Every line from the one with "Generate a Python" to the one with "2.7e-3, 3.1e-3, 3.33e-3]", including those two, is to be copied exactly; all other lines of the entries below are left out.
====== Dataset rows
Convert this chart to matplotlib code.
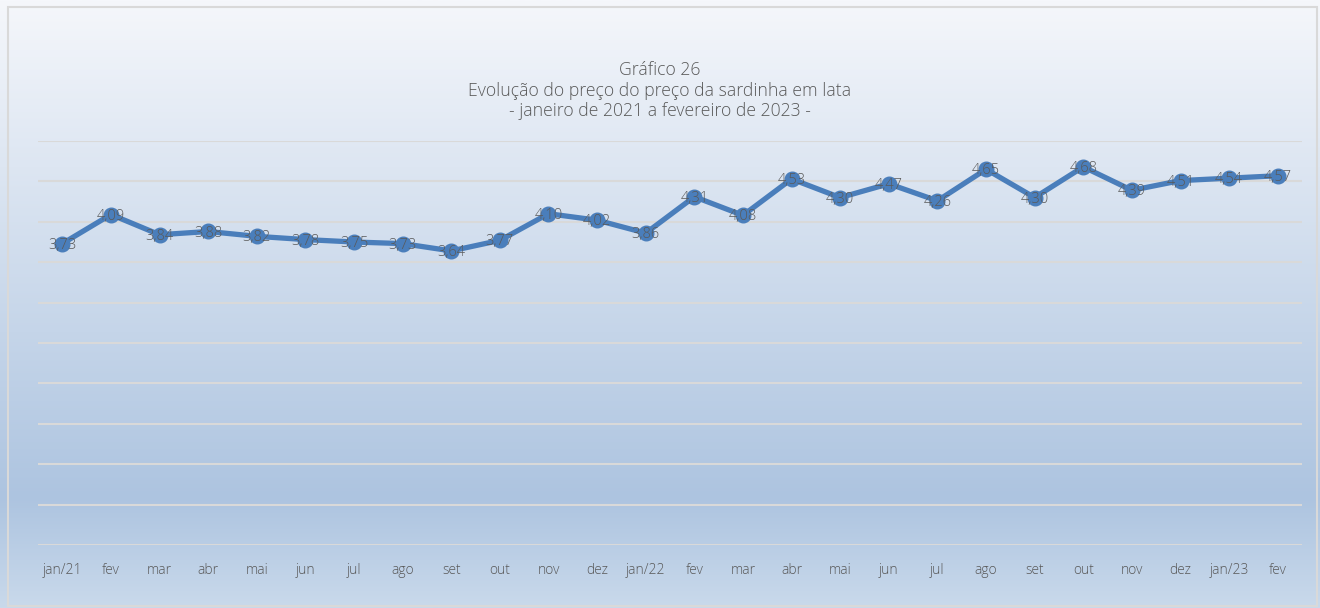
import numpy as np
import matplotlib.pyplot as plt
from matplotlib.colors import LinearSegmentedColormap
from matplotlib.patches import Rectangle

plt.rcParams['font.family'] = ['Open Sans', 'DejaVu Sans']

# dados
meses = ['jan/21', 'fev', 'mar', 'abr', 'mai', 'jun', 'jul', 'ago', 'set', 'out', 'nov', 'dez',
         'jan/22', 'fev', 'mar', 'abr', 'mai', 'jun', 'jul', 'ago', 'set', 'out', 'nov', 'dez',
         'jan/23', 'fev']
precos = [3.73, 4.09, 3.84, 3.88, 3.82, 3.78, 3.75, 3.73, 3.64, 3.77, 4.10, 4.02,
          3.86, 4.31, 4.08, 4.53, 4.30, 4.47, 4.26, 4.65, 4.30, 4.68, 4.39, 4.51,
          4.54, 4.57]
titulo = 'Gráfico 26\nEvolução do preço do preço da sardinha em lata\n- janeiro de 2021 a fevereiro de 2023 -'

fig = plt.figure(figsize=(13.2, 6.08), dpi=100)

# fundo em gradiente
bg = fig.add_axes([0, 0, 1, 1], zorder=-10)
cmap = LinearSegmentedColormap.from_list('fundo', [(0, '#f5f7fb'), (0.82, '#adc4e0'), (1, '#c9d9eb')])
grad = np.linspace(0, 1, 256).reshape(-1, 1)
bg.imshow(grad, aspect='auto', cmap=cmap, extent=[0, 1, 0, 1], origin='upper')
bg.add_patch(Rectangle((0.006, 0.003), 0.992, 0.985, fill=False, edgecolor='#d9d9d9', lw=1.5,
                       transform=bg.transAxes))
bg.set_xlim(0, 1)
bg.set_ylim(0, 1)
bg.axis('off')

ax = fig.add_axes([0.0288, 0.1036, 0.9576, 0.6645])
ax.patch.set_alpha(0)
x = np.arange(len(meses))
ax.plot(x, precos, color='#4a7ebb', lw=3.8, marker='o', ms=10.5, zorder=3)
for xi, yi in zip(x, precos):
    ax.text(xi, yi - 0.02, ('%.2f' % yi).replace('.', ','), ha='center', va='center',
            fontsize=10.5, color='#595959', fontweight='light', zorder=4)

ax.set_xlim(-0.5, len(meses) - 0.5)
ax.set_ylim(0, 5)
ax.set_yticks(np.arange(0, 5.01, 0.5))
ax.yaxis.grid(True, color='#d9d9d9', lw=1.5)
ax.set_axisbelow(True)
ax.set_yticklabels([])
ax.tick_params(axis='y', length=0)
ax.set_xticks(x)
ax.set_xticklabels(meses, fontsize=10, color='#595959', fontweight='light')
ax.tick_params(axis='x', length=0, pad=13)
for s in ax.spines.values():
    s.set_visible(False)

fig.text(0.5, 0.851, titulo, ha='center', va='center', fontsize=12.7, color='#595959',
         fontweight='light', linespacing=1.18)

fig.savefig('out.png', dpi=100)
============
====== Dataset rows
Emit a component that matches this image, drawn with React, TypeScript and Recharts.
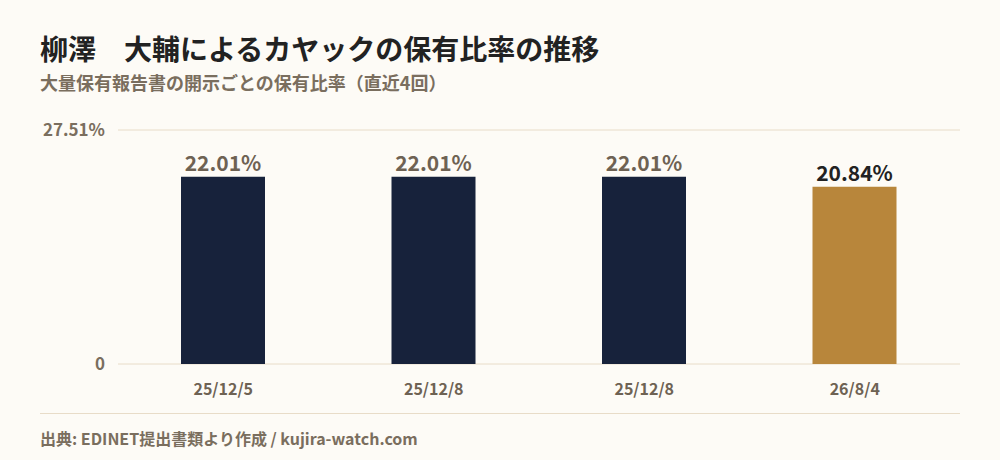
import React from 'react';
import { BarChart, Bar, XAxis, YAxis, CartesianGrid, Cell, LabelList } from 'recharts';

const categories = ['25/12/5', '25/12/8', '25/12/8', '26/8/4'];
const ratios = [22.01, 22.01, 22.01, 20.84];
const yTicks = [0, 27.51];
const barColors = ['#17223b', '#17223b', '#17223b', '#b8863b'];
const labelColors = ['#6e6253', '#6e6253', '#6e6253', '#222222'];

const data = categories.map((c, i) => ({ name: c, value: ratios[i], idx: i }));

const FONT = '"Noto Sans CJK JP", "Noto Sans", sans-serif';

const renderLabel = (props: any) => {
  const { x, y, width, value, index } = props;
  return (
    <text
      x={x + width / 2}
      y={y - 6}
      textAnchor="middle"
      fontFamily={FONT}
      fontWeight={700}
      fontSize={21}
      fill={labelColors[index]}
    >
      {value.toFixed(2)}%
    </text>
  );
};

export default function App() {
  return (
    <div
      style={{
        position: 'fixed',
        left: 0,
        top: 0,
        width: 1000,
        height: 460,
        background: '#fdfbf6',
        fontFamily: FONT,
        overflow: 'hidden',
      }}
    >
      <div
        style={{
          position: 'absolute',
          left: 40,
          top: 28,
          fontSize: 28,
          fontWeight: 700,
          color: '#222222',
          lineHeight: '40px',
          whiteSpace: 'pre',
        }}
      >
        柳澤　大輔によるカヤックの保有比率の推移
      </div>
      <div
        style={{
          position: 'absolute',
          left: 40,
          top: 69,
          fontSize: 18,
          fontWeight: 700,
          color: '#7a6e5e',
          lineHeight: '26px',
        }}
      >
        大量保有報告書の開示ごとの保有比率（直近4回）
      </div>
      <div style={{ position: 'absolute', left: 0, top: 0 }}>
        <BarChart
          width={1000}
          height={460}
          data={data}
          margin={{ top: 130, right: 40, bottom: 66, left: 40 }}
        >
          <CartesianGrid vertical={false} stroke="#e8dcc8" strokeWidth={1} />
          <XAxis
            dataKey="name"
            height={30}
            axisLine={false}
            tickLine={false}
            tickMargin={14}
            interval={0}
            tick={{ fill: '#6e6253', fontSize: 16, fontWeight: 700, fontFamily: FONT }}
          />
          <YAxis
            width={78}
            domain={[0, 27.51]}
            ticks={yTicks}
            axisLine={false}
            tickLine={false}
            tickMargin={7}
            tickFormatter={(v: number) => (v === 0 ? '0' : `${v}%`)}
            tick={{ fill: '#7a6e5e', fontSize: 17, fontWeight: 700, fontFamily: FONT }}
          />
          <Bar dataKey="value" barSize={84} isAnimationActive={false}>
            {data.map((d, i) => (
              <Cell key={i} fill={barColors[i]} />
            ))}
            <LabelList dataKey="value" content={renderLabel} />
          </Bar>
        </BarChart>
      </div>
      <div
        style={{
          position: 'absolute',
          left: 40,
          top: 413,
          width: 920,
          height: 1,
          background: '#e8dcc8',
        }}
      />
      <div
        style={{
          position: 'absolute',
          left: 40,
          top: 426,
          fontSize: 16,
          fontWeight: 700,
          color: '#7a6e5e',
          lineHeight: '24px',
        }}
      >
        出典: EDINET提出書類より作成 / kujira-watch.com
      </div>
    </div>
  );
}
============
====== Dataset rows
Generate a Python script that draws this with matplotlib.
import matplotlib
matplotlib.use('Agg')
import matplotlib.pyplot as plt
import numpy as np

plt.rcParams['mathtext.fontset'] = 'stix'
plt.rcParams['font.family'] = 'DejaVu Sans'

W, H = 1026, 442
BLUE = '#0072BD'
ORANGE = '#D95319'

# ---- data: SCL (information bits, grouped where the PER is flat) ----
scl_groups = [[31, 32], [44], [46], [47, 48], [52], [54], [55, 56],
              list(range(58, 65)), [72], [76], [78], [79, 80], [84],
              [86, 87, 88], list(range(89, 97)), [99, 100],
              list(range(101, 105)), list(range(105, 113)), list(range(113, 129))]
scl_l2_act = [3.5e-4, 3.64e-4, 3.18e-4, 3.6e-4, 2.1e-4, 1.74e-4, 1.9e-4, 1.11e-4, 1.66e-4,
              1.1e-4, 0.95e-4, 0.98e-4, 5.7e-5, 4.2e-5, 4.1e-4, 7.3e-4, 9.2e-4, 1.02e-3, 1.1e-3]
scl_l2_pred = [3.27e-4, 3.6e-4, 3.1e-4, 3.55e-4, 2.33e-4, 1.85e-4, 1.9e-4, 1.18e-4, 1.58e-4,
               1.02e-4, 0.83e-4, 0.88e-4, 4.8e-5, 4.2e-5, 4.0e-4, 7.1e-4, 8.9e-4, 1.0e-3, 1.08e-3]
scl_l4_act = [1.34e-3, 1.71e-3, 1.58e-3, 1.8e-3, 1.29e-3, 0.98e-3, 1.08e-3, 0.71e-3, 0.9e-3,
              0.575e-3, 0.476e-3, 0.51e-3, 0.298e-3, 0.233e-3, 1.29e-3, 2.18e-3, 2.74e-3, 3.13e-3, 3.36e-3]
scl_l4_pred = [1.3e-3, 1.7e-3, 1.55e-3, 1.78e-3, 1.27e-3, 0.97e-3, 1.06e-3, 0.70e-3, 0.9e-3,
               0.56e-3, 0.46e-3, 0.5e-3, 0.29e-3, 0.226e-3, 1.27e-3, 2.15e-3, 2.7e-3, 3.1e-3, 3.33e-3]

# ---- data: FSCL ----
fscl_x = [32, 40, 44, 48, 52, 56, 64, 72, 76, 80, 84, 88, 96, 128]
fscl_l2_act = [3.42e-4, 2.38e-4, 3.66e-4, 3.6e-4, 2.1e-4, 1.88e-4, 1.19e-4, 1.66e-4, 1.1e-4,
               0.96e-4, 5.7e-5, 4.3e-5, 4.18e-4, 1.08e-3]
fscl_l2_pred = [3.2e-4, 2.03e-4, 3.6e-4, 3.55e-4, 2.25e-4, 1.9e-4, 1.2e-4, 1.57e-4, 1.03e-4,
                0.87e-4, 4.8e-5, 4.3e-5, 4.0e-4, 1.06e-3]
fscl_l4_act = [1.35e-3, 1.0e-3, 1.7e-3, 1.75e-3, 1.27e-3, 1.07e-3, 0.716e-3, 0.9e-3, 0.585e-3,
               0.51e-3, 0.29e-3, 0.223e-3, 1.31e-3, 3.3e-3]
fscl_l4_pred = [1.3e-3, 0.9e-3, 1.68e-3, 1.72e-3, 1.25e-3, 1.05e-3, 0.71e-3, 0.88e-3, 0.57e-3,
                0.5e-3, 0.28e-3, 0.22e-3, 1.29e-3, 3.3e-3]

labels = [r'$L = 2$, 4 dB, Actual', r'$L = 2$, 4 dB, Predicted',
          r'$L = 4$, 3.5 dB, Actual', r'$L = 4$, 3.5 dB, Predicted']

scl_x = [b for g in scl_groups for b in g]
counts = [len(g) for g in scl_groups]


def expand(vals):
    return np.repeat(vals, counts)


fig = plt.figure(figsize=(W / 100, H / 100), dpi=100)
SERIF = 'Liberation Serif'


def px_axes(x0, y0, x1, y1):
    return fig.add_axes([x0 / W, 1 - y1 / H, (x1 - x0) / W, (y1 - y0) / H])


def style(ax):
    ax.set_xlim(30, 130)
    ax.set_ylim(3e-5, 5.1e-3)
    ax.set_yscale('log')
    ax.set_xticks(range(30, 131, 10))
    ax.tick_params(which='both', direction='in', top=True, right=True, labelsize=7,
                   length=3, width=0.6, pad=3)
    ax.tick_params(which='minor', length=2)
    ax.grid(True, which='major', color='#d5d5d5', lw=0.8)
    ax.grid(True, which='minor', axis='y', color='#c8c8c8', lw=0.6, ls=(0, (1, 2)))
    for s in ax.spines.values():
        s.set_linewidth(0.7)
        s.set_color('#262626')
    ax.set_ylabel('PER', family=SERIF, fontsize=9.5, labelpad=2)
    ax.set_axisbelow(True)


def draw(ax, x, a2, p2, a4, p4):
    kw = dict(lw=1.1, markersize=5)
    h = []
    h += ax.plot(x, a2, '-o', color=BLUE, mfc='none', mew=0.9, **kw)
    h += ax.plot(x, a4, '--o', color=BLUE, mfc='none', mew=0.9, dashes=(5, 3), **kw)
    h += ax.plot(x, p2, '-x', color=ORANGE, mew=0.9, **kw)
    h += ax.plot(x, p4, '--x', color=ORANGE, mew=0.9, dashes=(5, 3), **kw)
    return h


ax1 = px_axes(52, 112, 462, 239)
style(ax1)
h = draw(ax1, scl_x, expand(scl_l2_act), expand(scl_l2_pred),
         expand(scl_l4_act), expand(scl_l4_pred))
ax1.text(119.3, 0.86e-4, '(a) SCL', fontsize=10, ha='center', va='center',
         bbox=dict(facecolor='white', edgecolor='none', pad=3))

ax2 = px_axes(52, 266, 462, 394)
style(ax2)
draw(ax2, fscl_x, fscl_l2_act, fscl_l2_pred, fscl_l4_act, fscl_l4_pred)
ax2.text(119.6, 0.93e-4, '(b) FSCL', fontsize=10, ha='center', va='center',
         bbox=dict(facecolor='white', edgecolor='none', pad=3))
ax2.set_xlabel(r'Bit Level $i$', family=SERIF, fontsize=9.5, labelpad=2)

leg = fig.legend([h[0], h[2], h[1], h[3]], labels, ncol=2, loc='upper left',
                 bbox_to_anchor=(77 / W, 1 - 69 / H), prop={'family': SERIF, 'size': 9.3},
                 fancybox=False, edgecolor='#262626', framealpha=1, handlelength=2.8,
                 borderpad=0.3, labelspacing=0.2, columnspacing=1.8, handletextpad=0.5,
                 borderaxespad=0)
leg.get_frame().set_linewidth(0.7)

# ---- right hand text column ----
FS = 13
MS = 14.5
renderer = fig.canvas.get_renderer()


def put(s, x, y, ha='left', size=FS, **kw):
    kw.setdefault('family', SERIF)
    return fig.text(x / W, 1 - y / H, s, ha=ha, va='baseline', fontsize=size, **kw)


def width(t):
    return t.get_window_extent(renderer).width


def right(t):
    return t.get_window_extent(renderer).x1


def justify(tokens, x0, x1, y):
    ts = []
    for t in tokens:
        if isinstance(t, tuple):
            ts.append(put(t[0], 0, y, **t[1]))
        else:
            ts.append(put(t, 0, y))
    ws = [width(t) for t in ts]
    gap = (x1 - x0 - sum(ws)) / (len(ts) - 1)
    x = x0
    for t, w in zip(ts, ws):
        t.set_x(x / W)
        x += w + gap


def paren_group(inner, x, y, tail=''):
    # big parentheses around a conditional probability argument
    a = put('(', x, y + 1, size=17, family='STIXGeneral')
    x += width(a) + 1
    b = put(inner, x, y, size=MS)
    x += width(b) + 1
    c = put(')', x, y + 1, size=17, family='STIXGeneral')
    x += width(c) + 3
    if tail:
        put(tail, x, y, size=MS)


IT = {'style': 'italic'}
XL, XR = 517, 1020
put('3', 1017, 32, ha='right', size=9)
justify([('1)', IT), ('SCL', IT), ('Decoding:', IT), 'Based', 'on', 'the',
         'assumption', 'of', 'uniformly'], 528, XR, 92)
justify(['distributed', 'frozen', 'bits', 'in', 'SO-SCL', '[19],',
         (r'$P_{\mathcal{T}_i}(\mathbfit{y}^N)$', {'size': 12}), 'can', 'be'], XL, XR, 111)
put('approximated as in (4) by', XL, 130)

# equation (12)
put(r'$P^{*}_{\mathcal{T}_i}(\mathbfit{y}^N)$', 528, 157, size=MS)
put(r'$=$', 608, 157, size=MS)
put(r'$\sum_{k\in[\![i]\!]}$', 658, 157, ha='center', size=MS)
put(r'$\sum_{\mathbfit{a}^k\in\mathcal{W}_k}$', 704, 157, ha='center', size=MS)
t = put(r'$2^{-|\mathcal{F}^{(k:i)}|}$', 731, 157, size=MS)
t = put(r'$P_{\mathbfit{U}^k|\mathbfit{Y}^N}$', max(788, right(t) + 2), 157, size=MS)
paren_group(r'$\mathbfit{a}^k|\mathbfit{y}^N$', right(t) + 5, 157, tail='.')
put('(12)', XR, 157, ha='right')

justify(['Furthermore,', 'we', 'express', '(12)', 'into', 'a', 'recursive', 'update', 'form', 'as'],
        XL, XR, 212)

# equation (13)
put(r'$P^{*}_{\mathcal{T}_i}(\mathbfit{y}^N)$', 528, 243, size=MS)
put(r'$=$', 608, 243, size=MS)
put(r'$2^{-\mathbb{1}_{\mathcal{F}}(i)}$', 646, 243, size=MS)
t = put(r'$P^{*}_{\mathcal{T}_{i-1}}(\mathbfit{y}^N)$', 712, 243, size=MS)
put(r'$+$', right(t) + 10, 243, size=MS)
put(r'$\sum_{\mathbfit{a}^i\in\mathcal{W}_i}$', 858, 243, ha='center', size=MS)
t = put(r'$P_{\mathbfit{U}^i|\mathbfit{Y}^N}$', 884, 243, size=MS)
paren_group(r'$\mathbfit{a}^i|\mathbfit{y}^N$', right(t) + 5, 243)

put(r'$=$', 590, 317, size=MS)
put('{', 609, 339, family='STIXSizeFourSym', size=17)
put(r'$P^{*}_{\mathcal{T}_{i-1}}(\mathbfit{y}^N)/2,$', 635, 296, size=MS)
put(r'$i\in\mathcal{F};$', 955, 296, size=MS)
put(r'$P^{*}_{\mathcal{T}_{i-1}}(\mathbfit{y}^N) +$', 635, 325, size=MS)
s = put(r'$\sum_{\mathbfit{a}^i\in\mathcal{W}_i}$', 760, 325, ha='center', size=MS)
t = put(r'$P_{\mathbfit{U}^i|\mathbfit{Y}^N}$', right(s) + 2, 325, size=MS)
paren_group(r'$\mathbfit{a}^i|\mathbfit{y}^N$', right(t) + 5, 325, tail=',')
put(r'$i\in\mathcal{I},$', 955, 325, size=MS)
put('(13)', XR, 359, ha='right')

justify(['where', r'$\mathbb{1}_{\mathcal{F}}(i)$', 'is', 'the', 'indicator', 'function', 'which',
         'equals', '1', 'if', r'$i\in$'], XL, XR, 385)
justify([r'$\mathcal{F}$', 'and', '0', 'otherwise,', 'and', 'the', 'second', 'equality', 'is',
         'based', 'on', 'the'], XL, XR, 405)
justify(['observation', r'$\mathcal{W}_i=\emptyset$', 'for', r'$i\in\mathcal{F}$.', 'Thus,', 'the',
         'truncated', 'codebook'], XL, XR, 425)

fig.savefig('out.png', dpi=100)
============
**Result of the exercise**
Generate a Python script that draws this with matplotlib.
import matplotlib
matplotlib.use('Agg')
import matplotlib.pyplot as plt
import numpy as np

plt.rcParams['mathtext.fontset'] = 'stix'
plt.rcParams['font.family'] = 'DejaVu Sans'

W, H = 1026, 442
BLUE = '#0072BD'
ORANGE = '#D95319'

# ---- data: SCL (information bits, grouped where the PER is flat) ----
scl_groups = [[31, 32], [44], [46], [47, 48], [52], [54], [55, 56],
              list(range(58, 65)), [72], [76], [78], [79, 80], [84],
              [86, 87, 88], list(range(89, 97)), [99, 100],
              list(range(101, 105)), list(range(105, 113)), list(range(113, 129))]
scl_l2_act = [3.5e-4, 3.64e-4, 3.18e-4, 3.6e-4, 2.1e-4, 1.74e-4, 1.9e-4, 1.11e-4, 1.66e-4,
              1.1e-4, 0.95e-4, 0.98e-4, 5.7e-5, 4.2e-5, 4.1e-4, 7.3e-4, 9.2e-4, 1.02e-3, 1.1e-3]
scl_l2_pred = [3.27e-4, 3.6e-4, 3.1e-4, 3.55e-4, 2.33e-4, 1.85e-4, 1.9e-4, 1.18e-4, 1.58e-4,
               1.02e-4, 0.83e-4, 0.88e-4, 4.8e-5, 4.2e-5, 4.0e-4, 7.1e-4, 8.9e-4, 1.0e-3, 1.08e-3]
scl_l4_act = [1.34e-3, 1.71e-3, 1.58e-3, 1.8e-3, 1.29e-3, 0.98e-3, 1.08e-3, 0.71e-3, 0.9e-3,
              0.575e-3, 0.476e-3, 0.51e-3, 0.298e-3, 0.233e-3, 1.29e-3, 2.18e-3, 2.74e-3, 3.13e-3, 3.36e-3]
scl_l4_pred = [1.3e-3, 1.7e-3, 1.55e-3, 1.78e-3, 1.27e-3, 0.97e-3, 1.06e-3, 0.70e-3, 0.9e-3,
               0.56e-3, 0.46e-3, 0.5e-3, 0.29e-3, 0.226e-3, 1.27e-3, 2.15e-3, 2.7e-3, 3.1e-3, 3.33e-3]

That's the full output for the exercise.